Dos escritos de Agostinho

DEUS É A VIDA DE TUA ALMA

“Tua alma morre perdendo a sua vida. Tua alma é a vida do teu corpo, e Deus é a vida de tua alma. Do mesmo modo que o corpo morre quando perde a sua alma, que é sua vida, assim a alma morre quando perde a Deus, que é sua vida. Certamente, a alma é imortal, e de tal modo é imortal, que vive mesmo estando morta. Aquilo que disse o Apóstolo da viúva que vivia em deleites pode-se dizer também da alma que tem perdido o seu Deus: que vivendo está morta”.

(Com. Ev. de João, 47, 8)

UM ENCONTRO COM A VIDA. ESTA FOI A SUA PÁTRIA

 

O Africano

Santo Agostinho foi filho da África, abundantemente regada com o sangue dos mártires. A sua terra natal foi Tagaste. Na atualidade, é uma pequena vila da Argélia com cerca de dois mil habitantes chamada Souk‑Ahras. Quando Agostinho ali viu pela primeira vez a luz do dia, era uma pequena vila sem importância de maior, cujo número de habitantes não podemos indicar. Pertencia à província da Numídia, uma das muitas em que estava dividido o imenso império romano. Situada numa meseta, a setecentos metros de altitude, o sustento necessário era‑lhe fornecido pelos pequenos vales dos arredores, cobertos de searas e olivais. Entre os seus habitantes e o Mar Mediterrâneo, situado a pouco mais de 300 kms, interpunham‑se grandes pinhais.

Apesar dos cereais e das azeitonas aquela gente conhecia a pobreza. Trabalhava a terra, ganhava com o suor do seu rosto o pão, que iam comer os cidadãos ociosos de Roma ou os soldados que se encontravam junto do Reno ou do Danúbio, defendendo as fronteiras do império, constantemente ameaçadas pelos bárbaros. Os impostos e as taxas oprimiam os pobres camponeses.
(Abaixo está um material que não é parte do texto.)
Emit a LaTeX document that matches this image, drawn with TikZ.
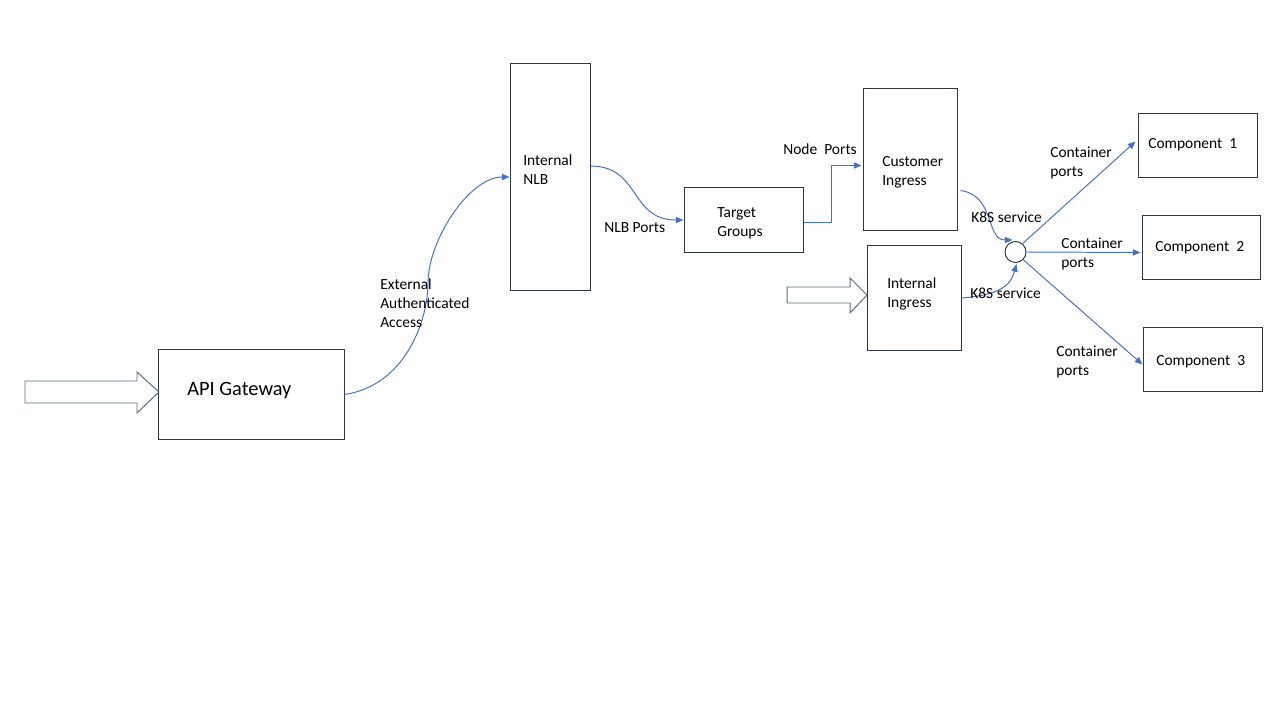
\documentclass[tikz,border=0pt]{standalone}
\usepackage{fontspec}
\setmainfont{Carlito}
\usepackage{xcolor}
\usetikzlibrary{arrows.meta,calc}

\definecolor{boxc}{HTML}{2B3847}
\definecolor{linec}{HTML}{4472C4}
\definecolor{fatc}{HTML}{5A6E82}

\begin{document}
\begin{tikzpicture}[x=0.025cm, y=-0.025cm,
  box/.style={draw=boxc, line width=0.7pt, inner sep=0pt},
  conn/.style={draw=linec, line width=0.7pt, -{Triangle[length=5.5pt,width=4.5pt]}},
  lbl/.style={anchor=west, font=\fontsize{11}{13.5}\selectfont, align=left, inner sep=0pt},
  fat/.style={draw=fatc, line width=0.7pt, fill=white}]
\fill[white] (0,0) rectangle (1280,720);
\useasboundingbox (0,0) rectangle (1280,720);

% Boxes
\node[box, minimum width=4.625cm, minimum height=2.225cm] (api) at (251.5,394.5) {};
\node[box, minimum width=2cm, minimum height=5.65cm] (nlb) at (550,177) {};
\node[box, minimum width=2.975cm, minimum height=1.6cm] (tg) at (743.5,220) {};
\node[box, minimum width=2.35cm, minimum height=3.525cm] (cing) at (910,159.5) {};
\node[box, minimum width=2.35cm, minimum height=2.6cm] (iing) at (914,298) {};
\node[box, circle, minimum size=0.525cm] (svc) at (1015.5,252) {};
\node[box, minimum width=2.975cm, minimum height=1.575cm] (c1) at (1197.5,145.5) {};
\node[box, minimum width=2.95cm, minimum height=1.575cm] (c2) at (1201,247.5) {};
\node[box, minimum width=2.975cm, minimum height=1.575cm] (c3) at (1202.5,359.5) {};

% Box texts
\node[lbl, font=\fontsize{14.5}{17}\selectfont] (apitxt) at (187,391) {API Gateway};
\node[lbl] (nlbtxt) at (523,170) {Internal\\NLB};
\node[lbl] (tgtxt) at (717,223) {Target\\Groups};
\node[lbl] (cingtxt) at (882,172) {Customer\\Ingress};
\node[lbl] (iingtxt) at (887,294) {Internal\\Ingress};
\node[lbl] (c1txt) at (1148,144.5) {Component~~1};
\node[lbl] (c2txt) at (1155,247.5) {Component~~2};
\node[lbl] (c3txt) at (1156,361.5) {Component~~3};

% Incoming block arrows
\draw[fat] (25,381) -- (137,381) -- (137,372) -- (159,392) -- (137,413) -- (137,403) -- (25,403) -- cycle;
\draw[fat] (787,287) -- (850,287) -- (850,278) -- (867,295) -- (850,313) -- (850,303) -- (787,303) -- cycle;

% Connectors
\draw[conn] (api.east) .. controls +(61,-9) and +(0,37) .. (428,283)
  .. controls +(0,-43) and +(-40,0) .. (nlb.west);
\draw[conn] ($(nlb.east)+(0,-11)$) .. controls +(50,0) and +(-54,0) .. (tg.west);
\draw[conn] ($(tg.east)+(0,2)$) -- ++(28,0) |- ($(cing.west)+(-1,6)$);
\draw[conn] ($(cing.east)+(3,31)$) .. controls +(35,5) and +(-27,0) .. ($(svc.north)+(-3,-1)$);
\draw[conn] (iing.east) .. controls +(38,-3) and +(-6,22) .. ($(svc.south)+(1,1)$);
\draw[conn] (svc.50) -- ($(c1.west)+(-2,-4)$);
\draw[conn] (svc.east) -- ($(c2.west)+(-1,5)$);
\draw[conn] (svc.-45) -- ($(c3.west)+(0,5)$);

% Connector labels
\node[lbl] (ext) at (380,303) {External\\Authenticated\\Access};
\node[lbl] (nlbp) at (604,228) {NLB Ports};
\node[lbl] (nodep) at (783,149) {Node~ Ports};
\node[lbl] (k8s1) at (971,217) {K8S service};
\node[lbl] (k8s2) at (970,293) {K8S service};
\node[lbl] (cp1) at (1050,163) {Container\\ports};
\node[lbl] (cp2) at (1061,254) {Container\\ports};
\node[lbl] (cp3) at (1056,362) {Container\\ports};
\end{tikzpicture}
\end{document}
No entanto, não lhes faltava tempo para assistir, no anfiteatro, aos jogos e caçadas de feras organizadas pelos ricaços das vilas, "os únicos que viviam", à sombra dos quais procuravam proteção. Em troca dela, os senhores apenas pediam uma vênia ou um simples descobrir‑se. Outras vezes conformavam‑se com a glória de ver levantada uma estátua em sua honra no foro da cidade.

O império, que agora lhes comia o pão, havia-lhes dado outro: o da cultura. Ali falava‑se o latim, se bem que muitos camponeses falassem também o púnico ou, talvez só, o púnico, medida que se avançava para o interior isto era o mais freqüente.
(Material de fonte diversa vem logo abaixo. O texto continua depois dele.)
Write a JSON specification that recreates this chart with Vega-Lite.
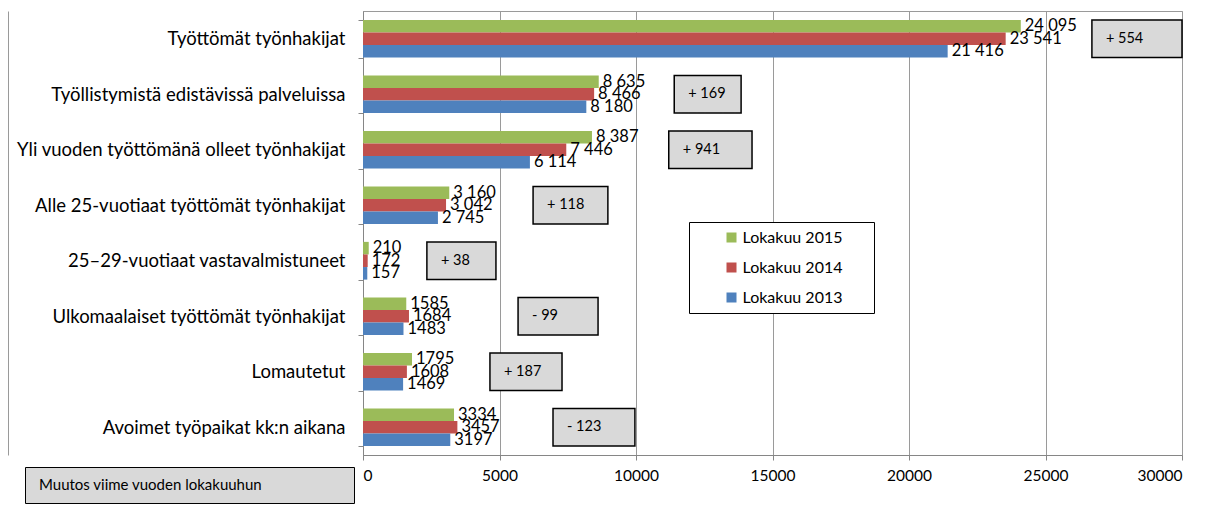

O cristianismo tinha já penetrado com firmeza. Poucos anos antes do nascimento de Agostinho, a cidade tinha sido donatista na sua totalidade, mas logo voltou à unidade católica como conseqüência das leis imperiais. A conversão foi algo mais do que oportunista. Agostinho escreveria, mais tarde, que os seus habitantes detestavam tanto o donatismo que dava a impressão de nunca terem estado do seu lado. Mas Cristo ainda não tinha entrado em todos os lares nem em todos os corações, como veremos na família de Agostinho. Agostinho só passou uma parte mínima da sua vida na terra natal. Depressa procurará horizontes mais amplos. O mar, que agora estava longe, far‑lhe‑á companhia durante muitos anos da sua afanosa existência.